Watching and hearing children sing and act in this way is one of life’s great pleasures, and I’m thinking of the soloists as much as the chorus. I’ve not the slightest doubt that the other two performances were as good. The little orchestra (grown-ups) likewise played with supreme energy and polish.
In itself Brundibár (the name of the organ-grinding villain) is quite unpretentious; it was written and performed to lift the spirits of children and grown-ups in unknown, frightening peril, but makes no grandiose point about good conquering evil. It’s Hansel and Gretel cut down and transplanted to the ghetto. But it still seems hard to stage such a work without contextual embroidery.
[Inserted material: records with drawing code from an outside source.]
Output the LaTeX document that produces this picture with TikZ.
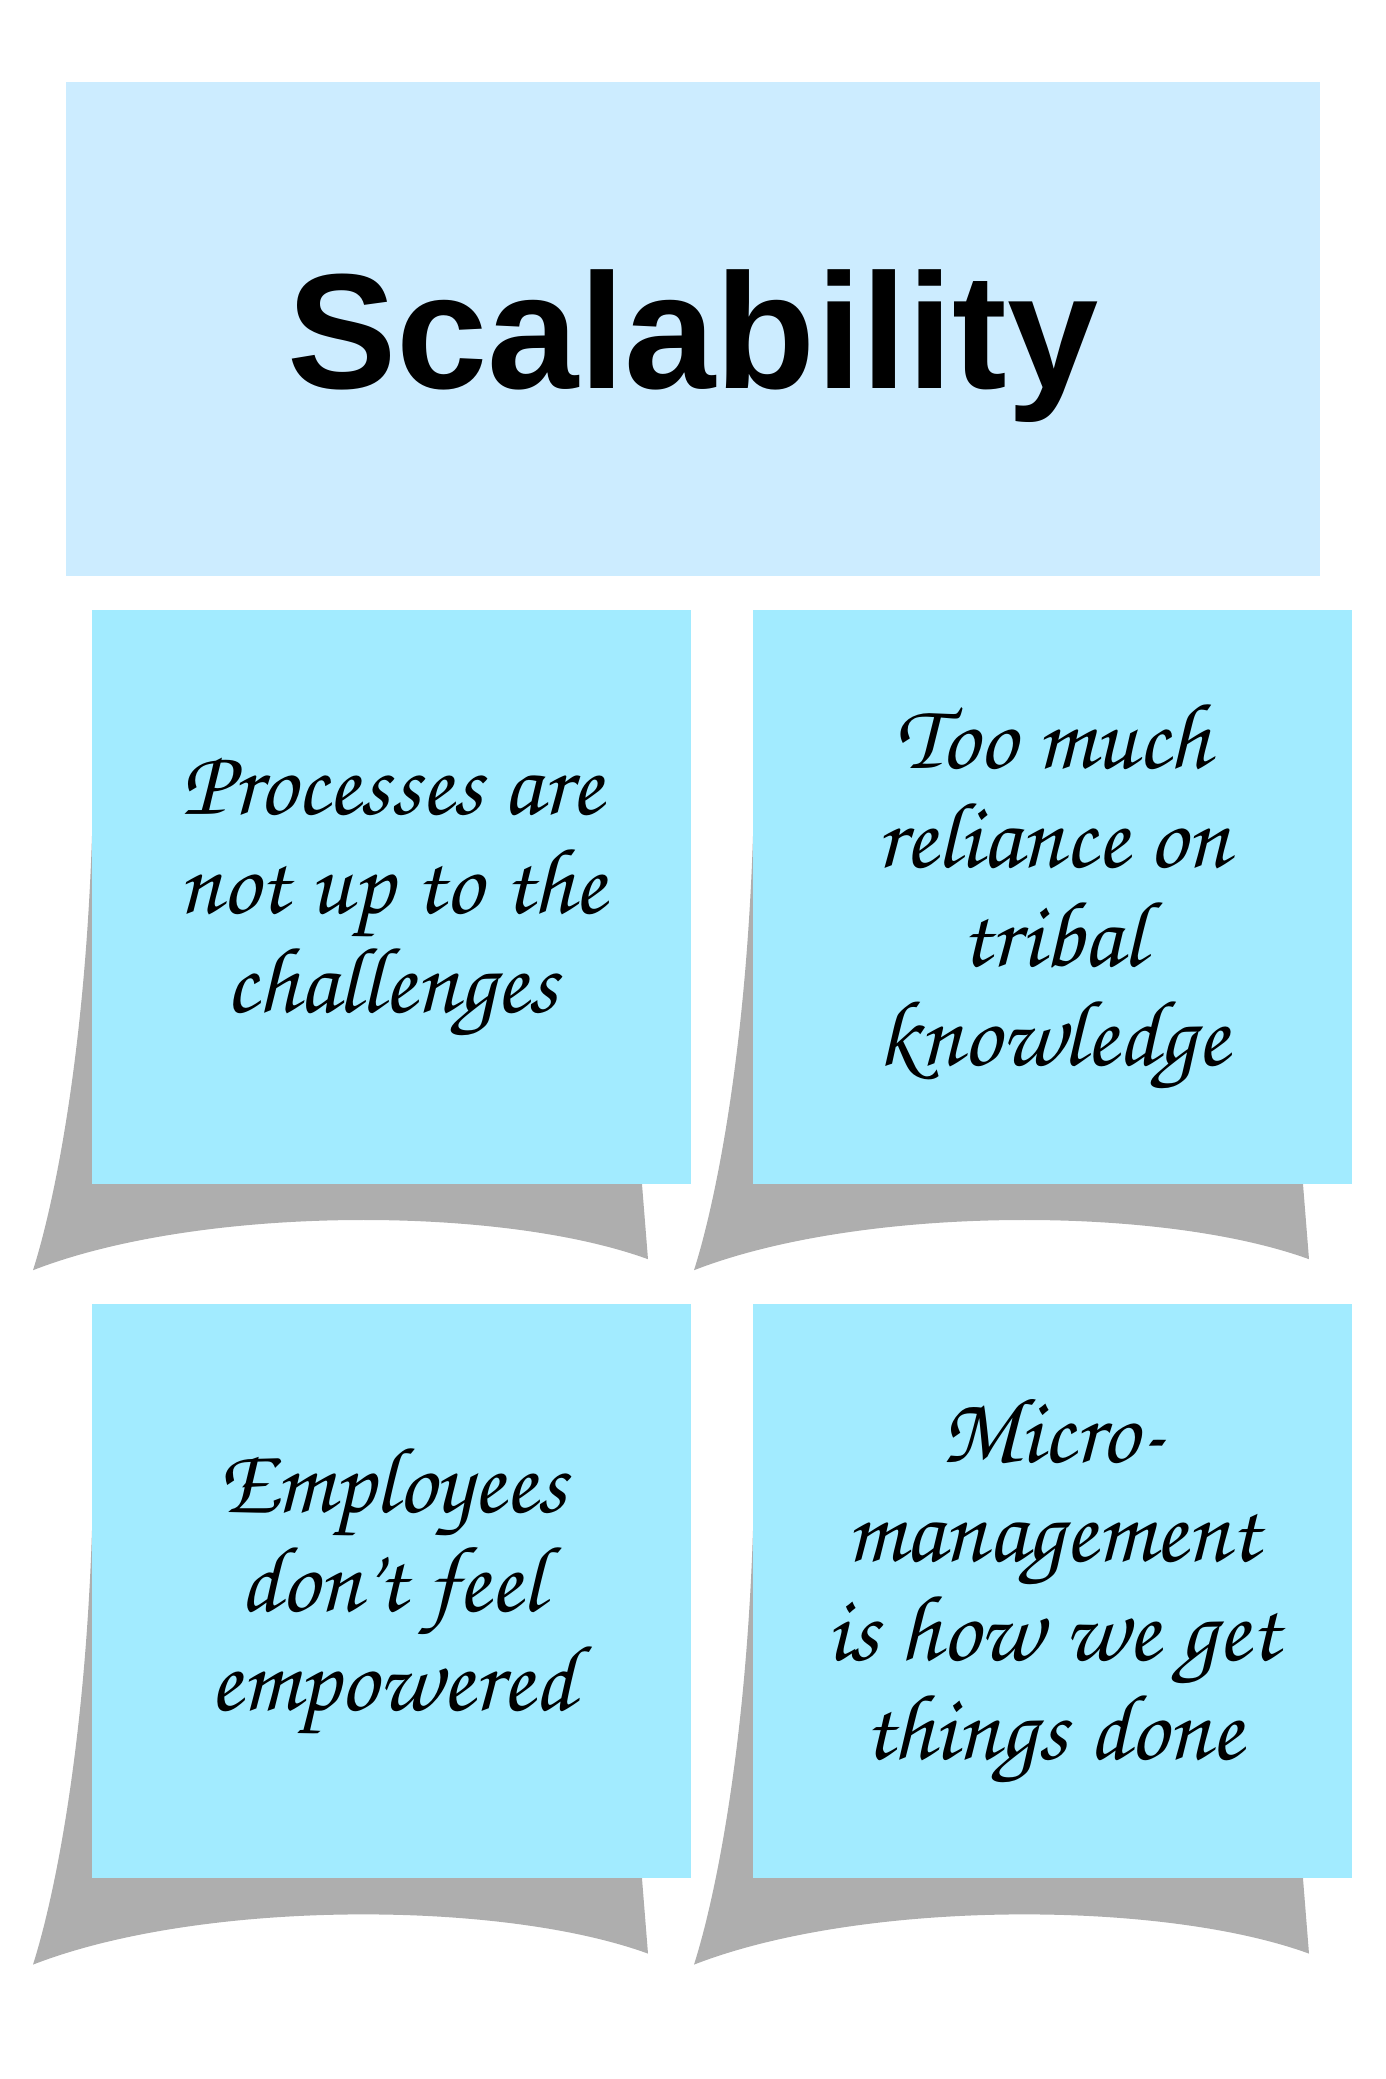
\documentclass[tikz,border=0pt]{standalone}
\usepackage{fontspec}
\setmainfont{Liberation Sans}
\newfontfamily\handfont{TeX Gyre Chorus}
\usetikzlibrary{positioning,backgrounds}

\definecolor{titleblue}{HTML}{CCECFF}
\definecolor{notecyan}{HTML}{A2EBFF}
\definecolor{shadowgray}{HTML}{AEAEAE}

\begin{document}
\begin{tikzpicture}[x=0.5pt,y=-0.5pt]
\tikzstyle{headline} = [rectangle, fill=titleblue, minimum width=627pt,
minimum height=247pt, text depth=0pt, font=\fontsize{82}{90}\selectfont\bfseries]
\tikzstyle{sticky} = [rectangle, fill=notecyan, minimum width=299.5pt,
minimum height=287pt, align=center, inner sep=0pt,
font=\handfont\fontsize{47}{49.5}\selectfont]
\tikzstyle{curl} = [fill=shadowgray]

\useasboundingbox (0,0) rectangle (1386,2079);

\node [headline] (title) at (693,329) {Scalability};

\matrix [column sep=31pt,row sep=60pt,inner sep=0pt,anchor=north west] (notes) at (92,609)
{
% row 1
\node [sticky] (process) {Processes are\\ not up to the\\ challenges}; &
\node [sticky] (tribal) {Too much\\ reliance on\\ tribal\\ knowledge}; \\
% row 2
\node [sticky] (empower) {Employees\\ don’t feel\\ empowered}; &
\node [sticky] (micro) {Micro-\\ management\\ is how we get\\ things done}; \\
};

% curled shadows under the notes
\begin{scope}[on background layer]
\foreach \n in {process,tribal,empower,micro}
{
\begin{scope}[shift={(\n.south west)}]
\fill [curl] (0,-348) .. controls (-7,-133) and (-37,17) .. (-59,86)
  .. controls (108,21) and (408,21) .. (556,75)
  -- (550,0) -- (550,-20) -- (0,-20) -- cycle;
\end{scope}
}
\end{scope}
\end{tikzpicture}
\end{document}
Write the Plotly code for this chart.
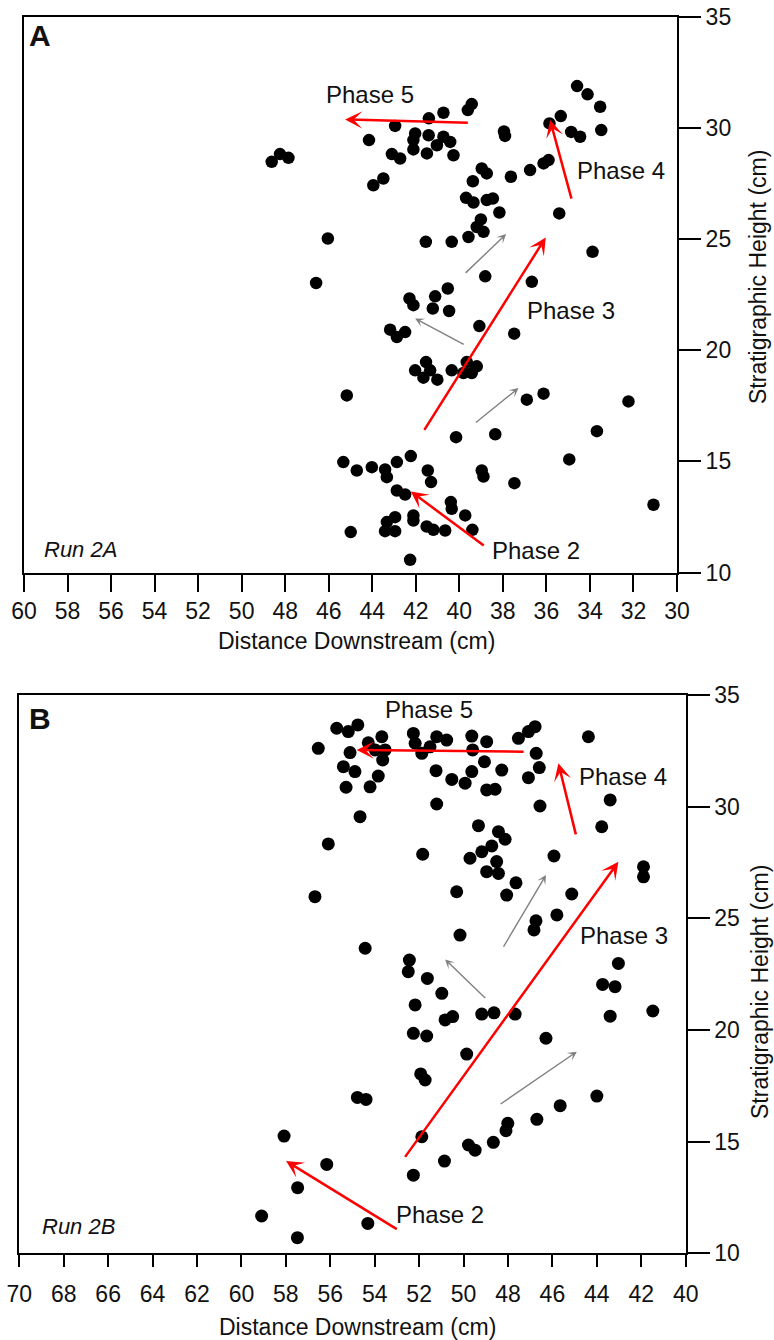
import plotly.graph_objects as go

W, H = 774, 1340

# ---------------- Panel A (Run 2A) ----------------
a_x = [34.59, 34.11, 33.53, 33.48, 35.34, 35.86, 34.86, 34.45, 35.90, 36.13,
       36.75, 37.63, 37.95, 37.90, 35.41, 33.88, 36.67, 38.81, 40.53, 41.11,
       42.29, 40.73, 41.40, 42.95, 44.15, 42.03, 41.41, 42.11, 42.11, 40.73,
       40.42, 41.03, 41.49, 40.27, 43.10, 42.72, 43.49, 43.95, 48.62, 48.24,
       47.85, 46.04, 46.58, 41.54, 40.35, 39.58, 39.61, 39.43, 38.97, 38.74,
       39.38, 39.69, 39.35, 38.74, 38.46, 38.16, 39.01, 39.20, 38.89, 42.11,
       41.22, 40.47, 39.08, 37.48, 43.18, 42.87, 42.49, 41.53, 42.03, 41.34,
       41.65, 41.01, 40.35, 39.66, 39.20, 39.81, 39.43, 45.17, 36.90, 36.13,
       32.23, 33.68, 38.35, 40.15, 34.95, 31.08, 37.47, 38.97, 38.89, 42.23,
       41.45, 41.30, 42.87, 43.41, 43.33, 42.87, 42.49, 40.39, 40.35, 39.73,
       39.40, 42.11, 42.11, 41.50, 41.19, 40.65, 42.95, 43.33, 43.41, 42.95,
       42.26, 45.33, 44.71, 44.02, 44.99]
a_y = [31.89, 31.52, 30.96, 29.91, 30.54, 30.21, 29.83, 29.61, 28.56, 28.41,
       28.11, 27.81, 29.85, 29.65, 26.16, 24.43, 23.08, 23.33, 22.78, 22.43,
       22.33, 30.69, 30.44, 30.10, 29.46, 29.76, 29.68, 29.46, 29.04, 29.61,
       29.38, 29.23, 28.86, 28.78, 28.83, 28.63, 27.73, 27.43, 28.48, 28.83,
       28.66, 25.03, 23.03, 24.88, 24.88, 25.10, 30.81, 31.08, 28.18, 27.96,
       27.61, 26.86, 26.65, 26.76, 26.83, 26.20, 25.89, 25.55, 25.33, 22.03,
       21.88, 21.77, 21.09, 20.75, 20.93, 20.60, 20.82, 19.47, 19.10, 19.10,
       18.77, 18.68, 19.10, 19.47, 19.28, 18.98, 18.98, 17.97, 17.78, 18.05,
       17.70, 16.36, 16.22, 16.09, 15.09, 13.05, 14.02, 14.59, 14.32, 15.24,
       14.59, 14.07, 14.97, 14.64, 14.29, 13.69, 13.51, 13.17, 12.87, 12.57,
       11.92, 12.57, 12.34, 12.07, 11.92, 11.89, 12.49, 12.27, 11.86, 11.86,
       10.57, 14.97, 14.59, 14.74, 11.82]

# arrows: (tail_x, tail_y, head_x, head_y)
a_red_arrows = [(39.54, 30.24, 45.25, 30.39),
                (34.83, 26.76, 35.83, 30.36),
                (41.65, 16.35, 36.03, 25.08),
                (38.81, 11.17, 42.23, 13.65)]
a_grey_arrows = [(39.78, 23.42, 37.85, 25.23),
                 (39.73, 20.23, 42.03, 21.43),
                 (39.31, 16.70, 37.28, 18.30)]
a_labels = ["Phase 5", "Phase 4", "Phase 3", "Phase 2"]
a_label_x = [44.1, 32.56, 34.89, 36.47]
a_label_y = [31.52, 28.11, 21.77, 10.99]

# ---------------- Panel B (Run 2B) ----------------
b_x = [55.71, 55.19, 54.76, 56.54, 55.11, 54.29, 53.68, 53.98, 53.53, 53.64,
       55.41, 54.89, 53.84, 55.29, 54.21, 54.66, 56.09, 56.69, 54.43, 52.26,
       52.18, 51.88, 51.51, 51.21, 50.76, 49.63, 48.96, 49.59, 49.06, 49.63,
       48.28, 51.24, 50.53, 49.93, 48.96, 48.58, 51.21, 47.53, 47.08, 46.78,
       46.73, 46.59, 47.08, 46.56, 51.84, 49.33, 48.43, 48.13, 48.73, 49.18,
       49.71, 48.51, 48.96, 48.43, 47.64, 50.31, 48.06, 44.38, 43.40, 43.78,
       45.93, 41.90, 41.90, 45.13, 45.80, 46.74, 46.83, 50.16, 43.03, 43.74,
       43.18, 52.44, 52.49, 51.63, 50.98, 52.18, 50.83, 50.49, 49.18, 48.63,
       47.68, 43.40, 41.48, 52.26, 51.66, 46.29, 49.86, 51.93, 51.73, 44.00,
       45.65, 46.70, 48.01, 48.09, 48.66, 49.78, 49.48, 50.86, 52.26, 51.88,
       54.78, 54.39, 58.08, 56.16, 57.47, 59.09, 54.31, 57.48]
b_y = [33.51, 33.36, 33.66, 32.61, 32.42, 32.86, 33.13, 32.54, 32.54, 32.09,
       31.79, 31.57, 31.37, 30.87, 30.89, 29.55, 28.33, 25.97, 23.66, 33.28,
       32.84, 32.39, 32.68, 33.13, 32.98, 33.16, 32.91, 32.54, 32.01, 31.57,
       31.64, 31.61, 31.22, 31.05, 30.75, 30.78, 30.12, 33.06, 33.36, 33.58,
       32.39, 31.75, 31.30, 30.03, 27.87, 29.15, 28.88, 28.54, 28.24, 27.98,
       27.69, 27.54, 27.09, 27.01, 26.59, 26.19, 26.04, 33.13, 30.30, 29.10,
       27.79, 27.31, 26.86, 26.09, 25.15, 24.89, 24.48, 24.25, 22.98, 22.04,
       21.94, 23.13, 22.61, 22.31, 21.64, 21.12, 20.45, 20.60, 20.71, 20.77,
       20.71, 20.62, 20.85, 19.85, 19.73, 19.63, 18.92, 18.03, 17.76, 17.04,
       16.61, 16.00, 15.82, 15.49, 14.97, 14.85, 14.62, 14.13, 13.50, 15.22,
       16.98, 16.89, 15.25, 13.98, 12.94, 11.67, 11.34, 10.70]

b_red_arrows = [(47.23, 32.46, 54.81, 32.54),
                (44.93, 28.69, 45.73, 31.94),
                (52.68, 14.25, 43.03, 27.53),
                (52.94, 11.04, 57.99, 14.13)]
b_grey_arrows = [(48.24, 23.66, 46.29, 26.94),
                 (48.96, 21.37, 50.83, 23.16),
                 (48.40, 16.64, 44.90, 19.03)]
b_labels = ["Phase 5", "Phase 4", "Phase 3", "Phase 2"]
b_label_x = [51.56, 42.81, 42.78, 51.04]
b_label_y = [34.33, 31.34, 24.25, 11.76]

a_xticks = list(range(60, 29, -2))
b_xticks = list(range(70, 39, -2))
yticks = [10, 15, 20, 25, 30, 35]

FONT = "Liberation Sans, Arial, Helvetica, sans-serif"
TXT = "#111111"

fig = go.Figure()
fig.add_trace(go.Scatter(x=a_x, y=a_y, mode="markers", xaxis="x", yaxis="y",
                         marker=dict(color="black", size=12.5, line=dict(width=0)),
                         showlegend=False, hoverinfo="skip"))
fig.add_trace(go.Scatter(x=b_x, y=b_y, mode="markers", xaxis="x2", yaxis="y2",
                         marker=dict(color="black", size=13, line=dict(width=0)),
                         showlegend=False, hoverinfo="skip"))

annotations = []


def add_arrows(arrows, xr, yr, color, width, size):
    for tx, ty, hx, hy in arrows:
        annotations.append(dict(
            x=hx, y=hy, ax=tx, ay=ty, xref=xr, yref=yr, axref=xr, ayref=yr,
            text="", showarrow=True, arrowhead=3, arrowsize=size,
            arrowwidth=width, arrowcolor=color, standoff=0, startstandoff=0))


add_arrows(a_red_arrows, "x", "y", "#ff0000", 2.5, 1.15)
add_arrows(a_grey_arrows, "x", "y", "#808080", 1.4, 1.1)
add_arrows(b_red_arrows, "x2", "y2", "#ff0000", 2.5, 1.15)
add_arrows(b_grey_arrows, "x2", "y2", "#808080", 1.4, 1.1)

for t, x, y in zip(a_labels, a_label_x, a_label_y):
    annotations.append(dict(x=x, y=y, xref="x", yref="y", text=t, showarrow=False,
                            font=dict(size=24, color=TXT, family=FONT),
                            xanchor="center", yanchor="middle"))
for t, x, y in zip(b_labels, b_label_x, b_label_y):
    annotations.append(dict(x=x, y=y, xref="x2", yref="y2", text=t, showarrow=False,
                            font=dict(size=24, color=TXT, family=FONT),
                            xanchor="center", yanchor="middle"))


def paper_text(text, px, py, size, angle=0):
    annotations.append(dict(x=px / W, y=1 - py / H, xref="paper", yref="paper",
                            text=text, showarrow=False, textangle=angle,
                            font=dict(size=size, color=TXT, family=FONT),
                            xanchor="center", yanchor="middle"))


paper_text("<b>A</b>", 40, 36, 30)
paper_text("<b>B</b>", 39.5, 718.5, 30)
paper_text("<i>Run 2A</i>", 80, 549, 22)
paper_text("<i>Run 2B</i>", 78.5, 1226, 22)
paper_text("Distance Downstream (cm)", 356.5, 641, 23)
paper_text("Distance Downstream (cm)", 357, 1327, 23)
paper_text("Stratigraphic Height (cm)", 758, 277, 23, -90)
paper_text("Stratigraphic Height (cm)", 760, 992, 23, -90)

axis_common = dict(showgrid=False, zeroline=False, showline=True, linewidth=2,
                   linecolor="black", mirror=True, ticks="outside", tickwidth=2,
                   tickcolor="black", automargin=False,
                   tickfont=dict(size=23, color=TXT, family=FONT))

fig.update_layout(
    width=W, height=H, autosize=False,
    margin=dict(l=0, r=0, t=0, b=0, pad=0, autoexpand=False),
    paper_bgcolor="white", plot_bgcolor="white", showlegend=False,
    xaxis=dict(domain=[24 / W, 677 / W], range=[60, 30], tickvals=a_xticks,
               ticklen=17, anchor="y", **axis_common),
    yaxis=dict(domain=[1 - 572.5 / H, 1 - 17 / H], range=[10, 35], tickvals=yticks,
               side="right", ticklen=22, anchor="x", **axis_common),
    xaxis2=dict(domain=[19.3 / W, 685.7 / W], range=[70, 40], tickvals=b_xticks,
                ticklen=12, ticklabelstandoff=7, anchor="y2", **axis_common),
    yaxis2=dict(domain=[1 - 1253.3 / H, 1 - 695 / H], range=[10, 35], tickvals=yticks,
                side="right", ticklen=22, anchor="x2", **axis_common),
    annotations=annotations,
)

fig.write_html("out.html")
On the landing outside the Weston Studio of the Wales Millennium Centre was a touching exhibition of children’s paintings from the camps, and as we filed into the theatre we were all decked out with yellow neck bands by way of solidarity with the Jewish victims. At the end of the show there was a brief documentary film about Brundibár at Theresienstadt, and finally Hanus (whose mother sang in the Theresienstadt performance but somehow escaped with her life) gave a moving personal testimony of working on the piece and how it fulfilled a desire of many years.
One day, though, we shall listen to Krása and other holocaust victim-composers (Ullmann, Gideon Klein, Pavel Haas) without these appendixes, which – to put it mildly – are not essential. Krása was a highly gifted composer of chamber music, songs, and music for the stage, music of a specifically Jewish tone, recognisably in the tradition of Mahler, Schoenberg and Kurt Weill, yet completely individual and with a métier and aural sophistication at least the equal of theirs. The tragedy is that his life was cut short and much of his music lost. But enough remains to show us what might have been. Brundibár is merely a bittersweet way in.